5. The Last Boy, by Jane Leavy. Mickey Mantle books are a dime a dozen, but Jane Leavy’s is in a different league than the rest. Not only is she exhaustively thorough in her research on the Mick’s life, but she skillfully interweaves throughout the narrative her own personal encounter with Mantle in the course of a magazine profile that she wrote in the 1980s, illustrating his character to a degree beyond what a strictly third-person perspective could have done. Her book on Sandy Koufax, A Lefty’s Legacy, is nearly as good, and my only complaint about her sports writing is that I wish she would do more of it. It’s been a long wait between books.

6. Joe DiMaggio: The Hero’s Life, by Richard Ben Cramer. The detailed research behind this book, amazing in its own right, is all the more so considering the famous reclusiveness and litigiousness of its subject. No sports hero was ever more worshipped than DiMaggio, in his time or ours, and no life was ultimately more tragic.

7. Pure Baseball, by Keith Hernandez. Keith Hernandez, the former first baseman for the St. Louis Cardinals and New York Mets and now a broadcaster, analyzed two baseball games in this 1993 book down to each individual pitch. If you want to know what it’s like to be on a major league baseball field or in a dugout, this book provides an ideal education.

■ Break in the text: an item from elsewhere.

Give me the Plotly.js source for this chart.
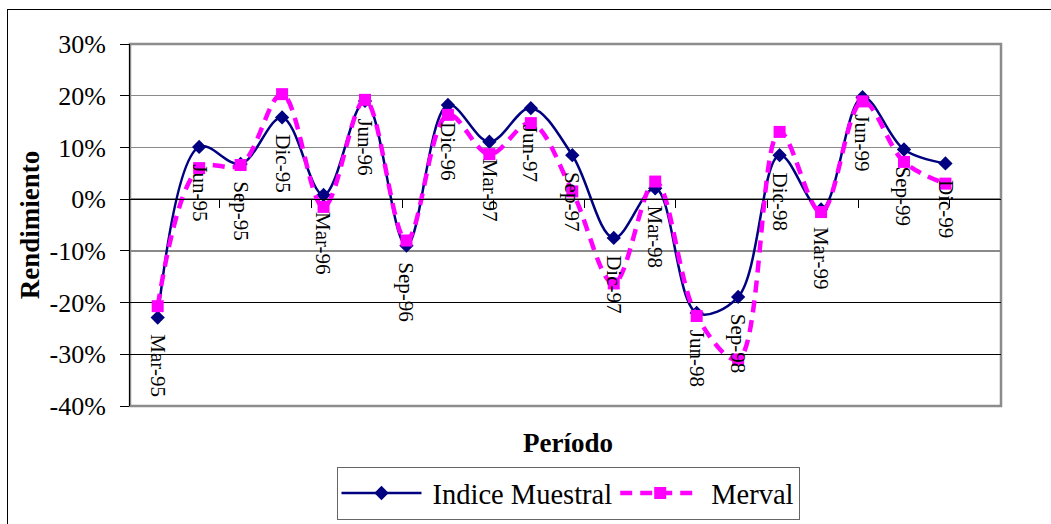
<!DOCTYPE html>
<html>
<head>
<meta charset="utf-8">
<script src="https://cdn.plot.ly/plotly-3.0.1.min.js"></script>
<style>
  html, body { margin: 0; padding: 0; background: #fff; overflow: hidden; }
  #frame { position: absolute; left: 7px; top: 9px; width: 1100px; height: 600px;
           border: 1.5px solid #000; box-sizing: border-box; }
  #chart { position: absolute; left: 0; top: 0; width: 1051px; height: 524px; }
</style>
</head>
<body>
<div id="frame"></div>
<div id="chart"></div>
<script>
// Quarterly periods
const periods = ['Mar-95', 'Jun-95', 'Sep-95', 'Dic-95', 'Mar-96', 'Jun-96', 'Sep-96', 'Dic-96',
                 'Mar-97', 'Jun-97', 'Sep-97', 'Dic-97', 'Mar-98', 'Jun-98', 'Sep-98', 'Dic-98',
                 'Mar-99', 'Jun-99', 'Sep-99', 'Dic-99'];

// Quarterly returns (fraction)
const indiceMuestral = [-0.229, 0.101, 0.068, 0.158, 0.008, 0.190, -0.090, 0.182,
                        0.111, 0.176, 0.085, -0.075, 0.021, -0.220, -0.189, 0.085,
                        -0.020, 0.197, 0.096, 0.069];
const merval = [-0.207, 0.060, 0.066, 0.203, -0.015, 0.192, -0.080, 0.163,
                0.087, 0.147, 0.015, -0.163, 0.034, -0.226, -0.310, 0.130,
                -0.025, 0.189, 0.072, 0.030];

// Value axis ticks
const yTickVals = [-0.4, -0.3, -0.2, -0.1, 0, 0.1, 0.2, 0.3];
const yTickText = yTickVals.map(v => Math.round(v * 100) + '%');
const yRange = [-0.4, 0.3];

const xIdx = periods.map((_, i) => i);
const serif = "Liberation Serif, Times New Roman, serif";

const traces = [
  {
    name: 'Indice Muestral',
    x: xIdx, y: indiceMuestral,
    type: 'scatter', mode: 'lines+markers',
    line: { color: '#000080', width: 2.5, shape: 'spline', smoothing: 1 },
    marker: { symbol: 'diamond', size: 11, color: '#000080' }
  },
  {
    name: 'Merval',
    x: xIdx, y: merval,
    type: 'scatter', mode: 'lines+markers',
    line: { color: '#FF00FF', width: 4.5, dash: '12px,8px', shape: 'spline', smoothing: 1 },
    marker: { symbol: 'square', size: 12, color: '#FF00FF' }
  }
];

// Period names written beside each point of the index series
const periodLabels = periods.map((p, i) => ({
  x: xIdx[i], y: indiceMuestral[i], xref: 'x', yref: 'y',
  text: p, textangle: 90, showarrow: false,
  xanchor: 'center', yanchor: 'top', yshift: -15,
  font: { family: serif, size: 21, color: '#000' }
}));

const layout = {
  width: 1051, height: 524,
  margin: { l: 130, r: 50, t: 44, b: 118, pad: 0, autoexpand: false },
  paper_bgcolor: 'rgba(0,0,0,0)',
  plot_bgcolor: '#fff',
  font: { family: serif, color: '#000' },
  showlegend: true,
  xaxis: {
    type: 'linear', range: [-0.668, 20.34],
    anchor: 'free', position: (0 - yRange[0]) / (yRange[1] - yRange[0]),
    showline: true, linecolor: '#000', linewidth: 1,
    ticks: 'outside', ticklen: 8, tickwidth: 1, tickcolor: '#000',
    tickmode: 'linear', tick0: 1.5, dtick: 2.2,
    showticklabels: false, showgrid: false, zeroline: false,
    automargin: false, fixedrange: true
  },
  yaxis: {
    range: yRange, tickvals: yTickVals, ticktext: yTickText,
    ticks: 'outside', ticklen: 9, tickwidth: 1, tickcolor: '#000',
    showline: true, linecolor: '#000', linewidth: 1,
    showgrid: true, gridcolor: '#8a8a8a', gridwidth: 1.5,
    zeroline: false,
    tickfont: { family: serif, size: 26, color: '#000' },
    ticklabelstandoff: 9,
    title: { text: 'Rendimiento', font: { family: serif, size: 27, weight: 'bold', color: '#000' }, standoff: 2 },
    automargin: false, fixedrange: true
  },
  yaxis2: {
    overlaying: 'y', range: yRange, tickvals: [-0.3, -0.2],
    showticklabels: false, ticks: '', showline: false,
    showgrid: true, gridcolor: '#000', gridwidth: 1, zeroline: false,
    automargin: false, fixedrange: true
  },
  legend: {
    orientation: 'h', x: 0.504, xanchor: 'center', y: -0.1685, yanchor: 'top',
    bordercolor: '#666', borderwidth: 1, bgcolor: '#fff',
    font: { family: serif, size: 28.5, color: '#000' },
    itemwidth: 84
  },
  shapes: [
    { type: 'rect', xref: 'paper', yref: 'paper', x0: 0, x1: 1, y0: 0, y1: 1,
      line: { color: '#8c8c8c', width: 2.5 }, layer: 'below' }
  ],
  annotations: periodLabels.concat([
    { xref: 'paper', yref: 'paper', x: 0.503, y: -0.102, xanchor: 'center', yanchor: 'middle',
      text: 'Período', showarrow: false,
      font: { family: serif, size: 27, weight: 'bold', color: '#000' } }
  ])
};

// Invisible trace that carries the second grid layer
traces.push({ x: [0], y: [0], yaxis: 'y2', type: 'scatter', mode: 'markers',
              marker: { opacity: 0 }, showlegend: false, hoverinfo: 'skip' });

Plotly.newPlot('chart', traces, layout, { staticPlot: true }).then(gd => {
  // Stretch the legend sample lines across the symbol area
  gd.querySelectorAll('.legend .legendlines path').forEach(p => p.setAttribute('d', 'M3,0h80'));
  gd.querySelectorAll('.legend .legendpoints path').forEach(p => {
    p.setAttribute('transform', 'translate(43,0)');
  });
});
</script>
</body>
</html>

8. The Genius, by David Harris. Bill Walsh, the late coach of the San Francisco 49ers, was the most innovative and influential NFL coach of his generation. Much of what we think of as today’s NFL, including the headphones that coaches wear on the sidelines, the scripting of plays to start a game, and the West Coast offense, began with Bill Walsh when he took a pathetic franchise and turned it into a two-decade championship dynasty. As Harris recounts Walsh’s life, he also delves into Walsh’s techniques for coaching, assessing talent, and organization. The book is also a cautionary tale of how an obsession with winning, fed by success, can ravage your soul.

playingforkeeps9. Summer of ’49, by David Halberstam. David Halberstam may have achieved his initial fame from The Best And The Brightest and other books on politics and society, but his sports books will likely last longer in print, possibly reflecting the relative agelessness of sports as a literary topic. The Summer of ’49, chronicling the 1949 pennant race between the Boston Red Sox and the New York Yankees, provides both an intimate look at the members of those teams and a larger view of the society in which they played. Halberstam also has a great instinct for capturing poignant moments, such as Ted Williams remembering over three decades later the “cheap goddamn hit” that won the pennant for the Yankees, with emotion as raw as the day it happened.

10. Playing For Keeps: Michael Jordan and The World He Made, by David Halberstam. Some say that Halberstam’s first basketball book, The Breaks of the Game, was his best, but Michael Jordan is a more compelling subject than the fading Portland Trail Blazers of the late 1970s. Halberstam not only explains how the greatest basketball player who ever stepped onto a court came to be, but also his great fortune of coming into the NBA at a time when sports marketing and broadcasting grew exponentially into the lucrative industry as we know it today.